Scraptoft was recorded in the Domesday Book as Scrapentot, part of Gartree wapentake. It was held by Coventry Abbey, and had increased in value from 2 shillings at the time of the Norman Conquest to 40 shillings in 1086.

The village is the site of various historic buildings including Scraptoft Hall, which is a Grade II* listed building. The Hall and its grounds were for many years used as a campus of De Montfort University and its predecessors, but this facility was closed in 2003. The grounds of the Hall have since been redeveloped as housing, with the Hall itself converted to apartments.

===Quorn Hunt===
The Quorn Hunt at one time met regularly throughout the fox hunting season on Fridays in the village, at the Nether Hall, built in 1709. The Hunt would move off and hunt fox coverts along Covert Lane to the east of the village towards Ingarsby.

==Sport==
The village is host to the Scraptoft golf course, and is also host to a number of sports teams at Covert Lane, including Jimmies Rugby Club.

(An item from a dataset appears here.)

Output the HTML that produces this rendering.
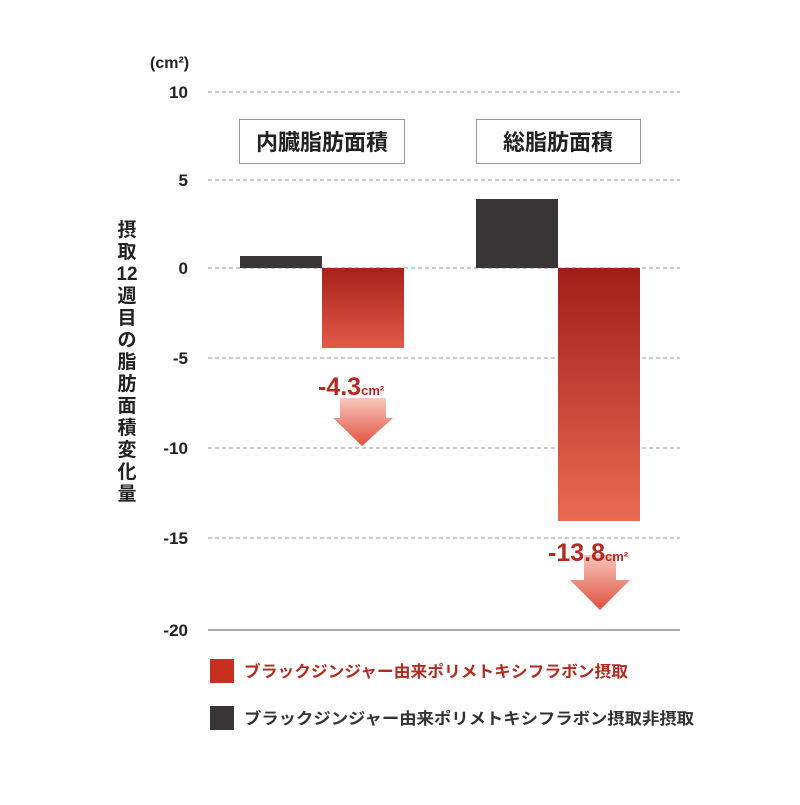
<!DOCTYPE html>
<html><head><meta charset="utf-8"><style>
body{margin:0;background:#fff}
text{font-family:"Liberation Sans","Noto Sans CJK JP",sans-serif;font-weight:bold}
</style></head><body>
<svg width="800" height="800" viewBox="0 0 800 800">
<defs>
<linearGradient id="r1" x1="0" y1="0" x2="0" y2="1"><stop offset="0" stop-color="#a8211a"/><stop offset="1" stop-color="#e25a48"/></linearGradient>
<linearGradient id="r2" x1="0" y1="0" x2="0" y2="1"><stop offset="0" stop-color="#a01e17"/><stop offset="1" stop-color="#ea6a55"/></linearGradient>
<linearGradient id="ar" x1="0" y1="0" x2="0" y2="1"><stop offset="0" stop-color="#f7c7bd"/><stop offset="1" stop-color="#e0503e"/></linearGradient>
</defs>
<g stroke="#999" stroke-dasharray="4,3" stroke-width="1">
<line x1="208" y1="92" x2="680" y2="92"/><line x1="208" y1="180" x2="680" y2="180"/>
<line x1="208" y1="268" x2="680" y2="268"/><line x1="208" y1="358" x2="680" y2="358"/>
<line x1="208" y1="448" x2="680" y2="448"/><line x1="208" y1="538" x2="680" y2="538"/>
</g>
<line x1="208" y1="630" x2="680" y2="630" stroke="#555" stroke-width="1"/>
<g font-size="17" fill="#222" text-anchor="end">
<text x="188" y="98">10</text><text x="188" y="186">5</text><text x="188" y="274">0</text>
<text x="188" y="364">-5</text><text x="188" y="454">-10</text><text x="188" y="544">-15</text><text x="188" y="636">-20</text>
</g>
<text x="150" y="68" font-size="16" fill="#222">(cm²)</text>
<g font-size="19" fill="#222" text-anchor="middle">
<text x="127" y="236">摂</text><text x="127" y="258">取</text><text x="127" y="280">12</text>
<text x="127" y="302">週</text><text x="127" y="324">目</text><text x="127" y="346">の</text>
<text x="127" y="368">脂</text><text x="127" y="390">肪</text><text x="127" y="412">面</text>
<text x="127" y="434">積</text><text x="127" y="456">変</text><text x="127" y="478">化</text><text x="127" y="500">量</text>
</g>
<rect x="239.5" y="119.5" width="165" height="44" fill="#fff" stroke="#999"/>
<text x="322" y="150" font-size="22" fill="#222" text-anchor="middle">内臓脂肪面積</text>
<rect x="476.5" y="119.5" width="164" height="44" fill="#fff" stroke="#999"/>
<text x="558" y="150" font-size="22" fill="#222" text-anchor="middle">総脂肪面積</text>
<rect x="240" y="256" width="82" height="12" fill="#3a3536"/>
<rect x="322" y="268" width="82" height="80" fill="url(#r1)"/>
<rect x="476" y="199" width="82" height="69" fill="#3a3536"/>
<rect x="558" y="268" width="82" height="253" fill="url(#r2)"/>
<polygon points="340,398 386,398 386,418 393,418 362,446 333,418 340,418" fill="url(#ar)"/>
<polygon points="584,555 616,555 616,580 630,580 600,610 570,580 584,580" fill="url(#ar)"/>
<text x="318" y="395" font-size="25" fill="#b52a20">-4.3<tspan font-size="13">cm²</tspan></text>
<text x="548" y="561" font-size="25" fill="#b52a20">-13.8<tspan font-size="13">cm²</tspan></text>
<rect x="210" y="659" width="24" height="24" fill="#c8311f"/>
<text x="244" y="677" font-size="16" fill="#b52a20" textLength="384" lengthAdjust="spacingAndGlyphs">ブラックジンジャー由来ポリメトキシフラボン摂取</text>
<rect x="210" y="706" width="24" height="24" fill="#3a3536"/>
<text x="244" y="724" font-size="16" fill="#333" textLength="450" lengthAdjust="spacingAndGlyphs">ブラックジンジャー由来ポリメトキシフラボン摂取非摂取</text>
</svg>
</body></html>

It is also home to Aylestone St James RFC. There is also a beginners running/jogging club, Scraptoft Joggers.

==Education==

Scraptoft does not have a school. Village children attended Thurnby St. Lukes School until the late 1960s when Thurnby Somerby Road (Fernvale) School was opened, from there they went on to Manor High School (Oadby) or Gartree High School and Beauchamp College at Oadby.